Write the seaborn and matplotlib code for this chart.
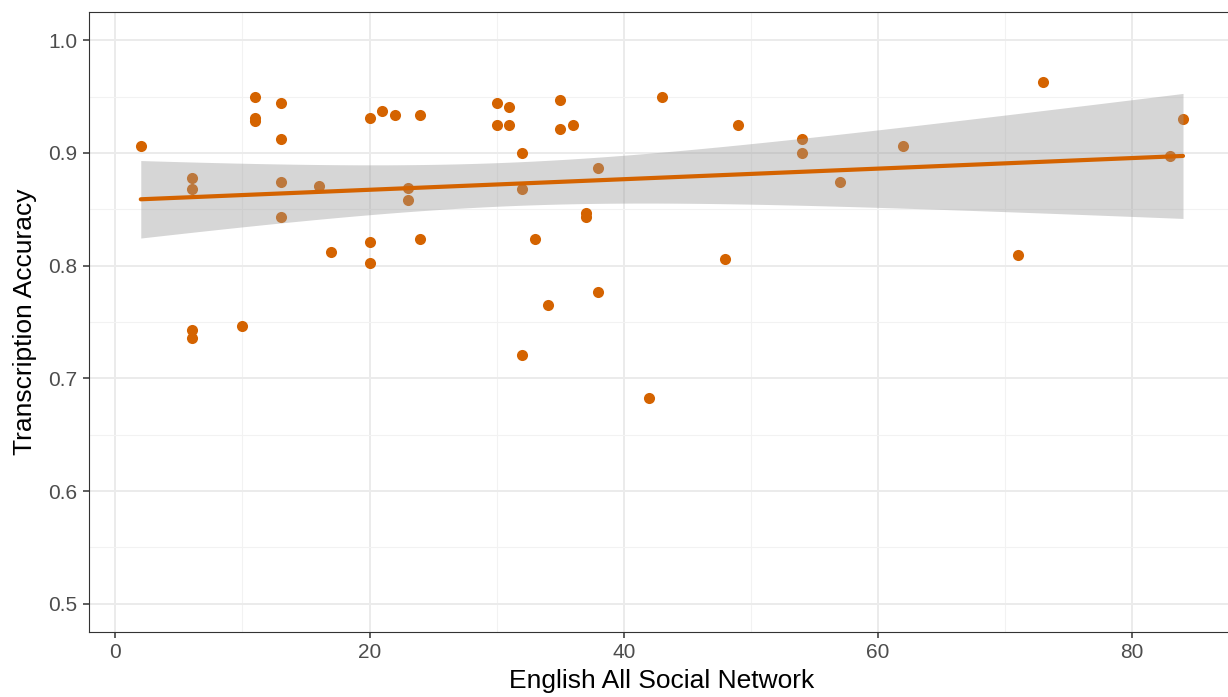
import numpy as np
import pandas as pd
import matplotlib
matplotlib.use("Agg")
import matplotlib.pyplot as plt
import seaborn as sns

# ---- data ----
network = [2, 6, 6, 6, 6, 10, 11, 11, 11, 13, 13, 13, 13, 16, 17,
           20, 20, 20, 21, 22, 23, 23, 24, 24, 30, 30, 31, 31, 32, 32, 32,
           33, 34, 35, 35, 36, 37, 37, 38, 38, 42, 43, 48, 49, 54, 54,
           57, 62, 71, 73, 83, 84]
accuracy = [0.906, 0.878, 0.868, 0.743, 0.736, 0.746, 0.950, 0.931, 0.928,
            0.944, 0.912, 0.874, 0.843, 0.871, 0.812,
            0.931, 0.821, 0.802, 0.937, 0.934, 0.869, 0.858, 0.934, 0.824,
            0.944, 0.925, 0.941, 0.925, 0.900, 0.868, 0.721,
            0.824, 0.765, 0.947, 0.921, 0.925, 0.847, 0.843, 0.887, 0.777,
            0.683, 0.950, 0.806, 0.925, 0.912, 0.900,
            0.874, 0.906, 0.809, 0.963, 0.897, 0.930]

x_ticks = [0, 20, 40, 60, 80]
y_ticks = [0.5, 0.6, 0.7, 0.8, 0.9, 1.0]
x_label = "English All Social Network"
y_label = "Transcription Accuracy"

df = pd.DataFrame({"network": network, "accuracy": accuracy})

ORANGE = "#D46300"

sns.set_theme(style="white")
plt.rcParams["font.family"] = ["Liberation Sans", "DejaVu Sans"]

fig = plt.figure(figsize=(12.28, 6.97), dpi=100)
ax = fig.add_axes([0.0722, 0.0933, 0.9336, 0.8895])

# points
sns.scatterplot(data=df, x="network", y="accuracy", ax=ax, color=ORANGE,
                s=64, linewidth=0, zorder=2, legend=False)

# analytic 95% confidence band (as ggplot geom_smooth(method='lm'))
xv = df["network"].to_numpy(float)
yv = df["accuracy"].to_numpy(float)
n = len(xv)
b1, b0 = np.polyfit(xv, yv, 1)
resid = yv - (b0 + b1 * xv)
s = np.sqrt(np.sum(resid ** 2) / (n - 2))
sxx = np.sum((xv - xv.mean()) ** 2)
grid = np.linspace(xv.min(), xv.max(), 200)
fit = b0 + b1 * grid
se = s * np.sqrt(1.0 / n + (grid - xv.mean()) ** 2 / sxx)
tval = 2.0086
ax.fill_between(grid, fit - tval * se, fit + tval * se, color="#999999",
                alpha=0.4, linewidth=0, zorder=3)

# regression line
sns.regplot(data=df, x="network", y="accuracy", ax=ax, scatter=False, ci=None,
            truncate=True, color=ORANGE, line_kws={"linewidth": 3, "zorder": 4})

ax.set_xlim(-2.1, 88.1)
ax.set_ylim(0.475, 1.025)
ax.set_xticks(x_ticks)
ax.set_yticks(y_ticks)
ax.set_xticklabels([str(t) for t in x_ticks])
ax.set_yticklabels([f"{t:.1f}" for t in y_ticks])
ax.set_xticks([10, 30, 50, 70], minor=True)
ax.set_yticks([0.55, 0.65, 0.75, 0.85, 0.95], minor=True)

ax.grid(True, which="major", color="#EBEBEB", linewidth=1.4, zorder=0)
ax.grid(True, which="minor", color="#F2F2F2", linewidth=0.8, zorder=0)
ax.set_axisbelow(True)

for side in ["left", "bottom", "top"]:
    ax.spines[side].set_visible(True)
    ax.spines[side].set_color("#333333")
    ax.spines[side].set_linewidth(0.8)
ax.spines["right"].set_visible(False)

ax.tick_params(axis="both", which="major", length=4.3, width=1.1, color="#333333",
               labelsize=15, labelcolor="#4D4D4D", pad=4, bottom=True, left=True)
ax.tick_params(axis="both", which="minor", length=0)

ax.set_xlabel(x_label, fontsize=19, color="black", labelpad=5)
ax.set_ylabel(y_label, fontsize=19, color="black", labelpad=8)

fig.savefig("out.png", dpi=100)
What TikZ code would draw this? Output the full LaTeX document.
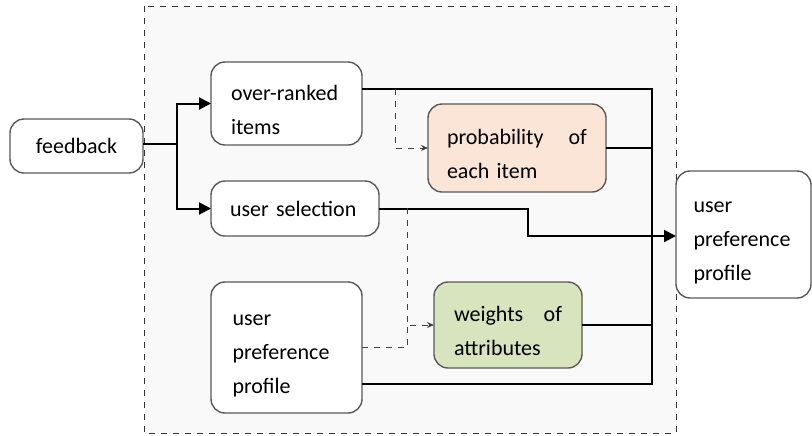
\documentclass[tikz,border=0pt]{standalone}
\usepackage{fontspec}
\setmainfont{Carlito}
\usepackage{tikz}
\usetikzlibrary{arrows.meta}
\usetikzlibrary{calc}

\definecolor{boxline}{HTML}{595959}
\definecolor{peach}{HTML}{FBE5D6}
\definecolor{sage}{HTML}{D7E4BD}
\definecolor{panel}{HTML}{F9F9F9}

\begin{document}
\begin{tikzpicture}[x=0.5pt,y=-0.5pt,inner sep=0pt,outer sep=0pt,
  font=\fontsize{11}{17}\selectfont,
  infobox/.style={draw=boxline,line width=0.7pt,rounded corners=7pt,fill=white,align=left},
  lowered/.style={execute at begin node={\rule{0pt}{14pt}}},
  flow/.style={line width=1pt,black},
  flowarrow/.style={flow,-{Triangle[length=6pt,width=6pt]}},
  hint/.style={dashed,line width=0.5pt,black!75},
  hintarrow/.style={hint,-{Stealth[length=3.5pt,width=3pt]}}]
\useasboundingbox (0,0) rectangle (812,435);
\draw[dashed,line width=0.5pt,black!80,fill=panel] (144,6) rectangle (676,433);

\node[infobox,minimum width=66.5pt,minimum height=27pt,align=center,yshift=-1pt] (fb) at (76.5,144) {feedback};
\node[infobox,lowered,minimum width=75.5pt,minimum height=41.5pt,text width=55.5pt] (ovr) at (286.5,103.5) {over-ranked\\items};
\node[infobox,minimum width=84pt,minimum height=27.5pt,text width=65pt] (sel) at (295,208.5) {user selection};
\node[infobox,lowered,fill=peach,minimum width=89pt,minimum height=44pt,text width=70pt] (prob) at (517,148) {probability\hspace{\fill}of\\each item};
\node[infobox,lowered,fill=sage,minimum width=74pt,minimum height=43pt,text width=54pt] (wgt) at (508,325) {weights\hspace{\fill}of\\attributes};
\node[infobox,lowered,minimum width=75.5pt,minimum height=65.5pt,text width=54pt] (prof) at (286.5,347.5) {user\\preference\\profile};
\node[infobox,lowered,minimum width=67.5pt,minimum height=63.5pt,text width=50pt] (out) at (743.5,234.5) {user\\preference\\profile};

% solid connections
\coordinate (split) at (177,144);
\coordinate (bustop) at (652,89);
\coordinate (busbot) at (652,384);
\coordinate (bend) at (528,236);
\draw[flow] (fb.east |- split) -- (split);
\draw[flowarrow] (split) |- (ovr.west);
\draw[flowarrow] (split) |- (sel.west);
\draw[flow] (ovr.east |- bustop) -- (bustop) -- (busbot) -- (prof.east |- busbot);
\draw[flow] (prob.east) -- (prob.east -| bustop);
\draw[flow] (wgt.east) -- (wgt.east -| bustop);
\draw[flowarrow] (sel.east) -| (bend) -- (out.west |- bend);

% dashed hints
\coordinate (tap1) at (395,89);
\coordinate (tap2) at (407,208);
\draw[hintarrow] (tap1) |- (prob.west);
\draw[hintarrow] (tap2) |- (wgt.west);
\draw[hint] (prof.east) -| (tap2 |- wgt.west);

\end{tikzpicture}
\end{document}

● Prompt
Transcribe each line above verbatim, with the pictures left out.

● Solution to this exercise
Write the seaborn and matplotlib code for this chart.
import numpy as np
import pandas as pd
import matplotlib
matplotlib.use("Agg")
import matplotlib.pyplot as plt
import seaborn as sns

# ---- data ----
network = [2, 6, 6, 6, 6, 10, 11, 11, 11, 13, 13, 13, 13, 16, 17,
           20, 20, 20, 21, 22, 23, 23, 24, 24, 30, 30, 31, 31, 32, 32, 32,
           33, 34, 35, 35, 36, 37, 37, 38, 38, 42, 43, 48, 49, 54, 54,
           57, 62, 71, 73, 83, 84]
accuracy = [0.906, 0.878, 0.868, 0.743, 0.736, 0.746, 0.950, 0.931, 0.928,
            0.944, 0.912, 0.874, 0.843, 0.871, 0.812,
            0.931, 0.821, 0.802, 0.937, 0.934, 0.869, 0.858, 0.934, 0.824,
            0.944, 0.925, 0.941, 0.925, 0.900, 0.868, 0.721,
            0.824, 0.765, 0.947, 0.921, 0.925, 0.847, 0.843, 0.887, 0.777,
            0.683, 0.950, 0.806, 0.925, 0.912, 0.900,
            0.874, 0.906, 0.809, 0.963, 0.897, 0.930]

x_ticks = [0, 20, 40, 60, 80]
y_ticks = [0.5, 0.6, 0.7, 0.8, 0.9, 1.0]
x_label = "English All Social Network"
y_label = "Transcription Accuracy"

df = pd.DataFrame({"network": network, "accuracy": accuracy})

ORANGE = "#D46300"

sns.set_theme(style="white")
plt.rcParams["font.family"] = ["Liberation Sans", "DejaVu Sans"]

fig = plt.figure(figsize=(12.28, 6.97), dpi=100)
ax = fig.add_axes([0.0722, 0.0933, 0.9336, 0.8895])

# points
sns.scatterplot(data=df, x="network", y="accuracy", ax=ax, color=ORANGE,
                s=64, linewidth=0, zorder=2, legend=False)

# analytic 95% confidence band (as ggplot geom_smooth(method='lm'))
xv = df["network"].to_numpy(float)
yv = df["accuracy"].to_numpy(float)
n = len(xv)
b1, b0 = np.polyfit(xv, yv, 1)
resid = yv - (b0 + b1 * xv)
s = np.sqrt(np.sum(resid ** 2) / (n - 2))
sxx = np.sum((xv - xv.mean()) ** 2)
grid = np.linspace(xv.min(), xv.max(), 200)
fit = b0 + b1 * grid
se = s * np.sqrt(1.0 / n + (grid - xv.mean()) ** 2 / sxx)
tval = 2.0086
ax.fill_between(grid, fit - tval * se, fit + tval * se, color="#999999",
                alpha=0.4, linewidth=0, zorder=3)

# regression line
sns.regplot(data=df, x="network", y="accuracy", ax=ax, scatter=False, ci=None,
            truncate=True, color=ORANGE, line_kws={"linewidth": 3, "zorder": 4})

ax.set_xlim(-2.1, 88.1)
ax.set_ylim(0.475, 1.025)
ax.set_xticks(x_ticks)
ax.set_yticks(y_ticks)
ax.set_xticklabels([str(t) for t in x_ticks])
ax.set_yticklabels([f"{t:.1f}" for t in y_ticks])
ax.set_xticks([10, 30, 50, 70], minor=True)
ax.set_yticks([0.55, 0.65, 0.75, 0.85, 0.95], minor=True)

ax.grid(True, which="major", color="#EBEBEB", linewidth=1.4, zorder=0)
ax.grid(True, which="minor", color="#F2F2F2", linewidth=0.8, zorder=0)
ax.set_axisbelow(True)

for side in ["left", "bottom", "top"]:
    ax.spines[side].set_visible(True)
    ax.spines[side].set_color("#333333")
    ax.spines[side].set_linewidth(0.8)
ax.spines["right"].set_visible(False)

ax.tick_params(axis="both", which="major", length=4.3, width=1.1, color="#333333",
               labelsize=15, labelcolor="#4D4D4D", pad=4, bottom=True, left=True)
ax.tick_params(axis="both", which="minor", length=0)

ax.set_xlabel(x_label, fontsize=19, color="black", labelpad=5)
ax.set_ylabel(y_label, fontsize=19, color="black", labelpad=8)

fig.savefig("out.png", dpi=100)
What TikZ code would draw this? Output the full LaTeX document.
\documentclass[tikz,border=0pt]{standalone}
\usepackage{fontspec}
\setmainfont{Carlito}
\usepackage{tikz}
\usetikzlibrary{arrows.meta}
\usetikzlibrary{calc}

\definecolor{boxline}{HTML}{595959}
\definecolor{peach}{HTML}{FBE5D6}
\definecolor{sage}{HTML}{D7E4BD}
\definecolor{panel}{HTML}{F9F9F9}

\begin{document}
\begin{tikzpicture}[x=0.5pt,y=-0.5pt,inner sep=0pt,outer sep=0pt,
  font=\fontsize{11}{17}\selectfont,
  infobox/.style={draw=boxline,line width=0.7pt,rounded corners=7pt,fill=white,align=left},
  lowered/.style={execute at begin node={\rule{0pt}{14pt}}},
  flow/.style={line width=1pt,black},
  flowarrow/.style={flow,-{Triangle[length=6pt,width=6pt]}},
  hint/.style={dashed,line width=0.5pt,black!75},
  hintarrow/.style={hint,-{Stealth[length=3.5pt,width=3pt]}}]
\useasboundingbox (0,0) rectangle (812,435);
\draw[dashed,line width=0.5pt,black!80,fill=panel] (144,6) rectangle (676,433);

\node[infobox,minimum width=66.5pt,minimum height=27pt,align=center,yshift=-1pt] (fb) at (76.5,144) {feedback};
\node[infobox,lowered,minimum width=75.5pt,minimum height=41.5pt,text width=55.5pt] (ovr) at (286.5,103.5) {over-ranked\\items};
\node[infobox,minimum width=84pt,minimum height=27.5pt,text width=65pt] (sel) at (295,208.5) {user selection};
\node[infobox,lowered,fill=peach,minimum width=89pt,minimum height=44pt,text width=70pt] (prob) at (517,148) {probability\hspace{\fill}of\\each item};
\node[infobox,lowered,fill=sage,minimum width=74pt,minimum height=43pt,text width=54pt] (wgt) at (508,325) {weights\hspace{\fill}of\\attributes};
\node[infobox,lowered,minimum width=75.5pt,minimum height=65.5pt,text width=54pt] (prof) at (286.5,347.5) {user\\preference\\profile};
\node[infobox,lowered,minimum width=67.5pt,minimum height=63.5pt,text width=50pt] (out) at (743.5,234.5) {user\\preference\\profile};

% solid connections
\coordinate (split) at (177,144);
\coordinate (bustop) at (652,89);
\coordinate (busbot) at (652,384);
\coordinate (bend) at (528,236);
\draw[flow] (fb.east |- split) -- (split);
\draw[flowarrow] (split) |- (ovr.west);
\draw[flowarrow] (split) |- (sel.west);
\draw[flow] (ovr.east |- bustop) -- (bustop) -- (busbot) -- (prof.east |- busbot);
\draw[flow] (prob.east) -- (prob.east -| bustop);
\draw[flow] (wgt.east) -- (wgt.east -| bustop);
\draw[flowarrow] (sel.east) -| (bend) -- (out.west |- bend);

% dashed hints
\coordinate (tap1) at (395,89);
\coordinate (tap2) at (407,208);
\draw[hintarrow] (tap1) |- (prob.west);
\draw[hintarrow] (tap2) |- (wgt.west);
\draw[hint] (prof.east) -| (tap2 |- wgt.west);

\end{tikzpicture}
\end{document}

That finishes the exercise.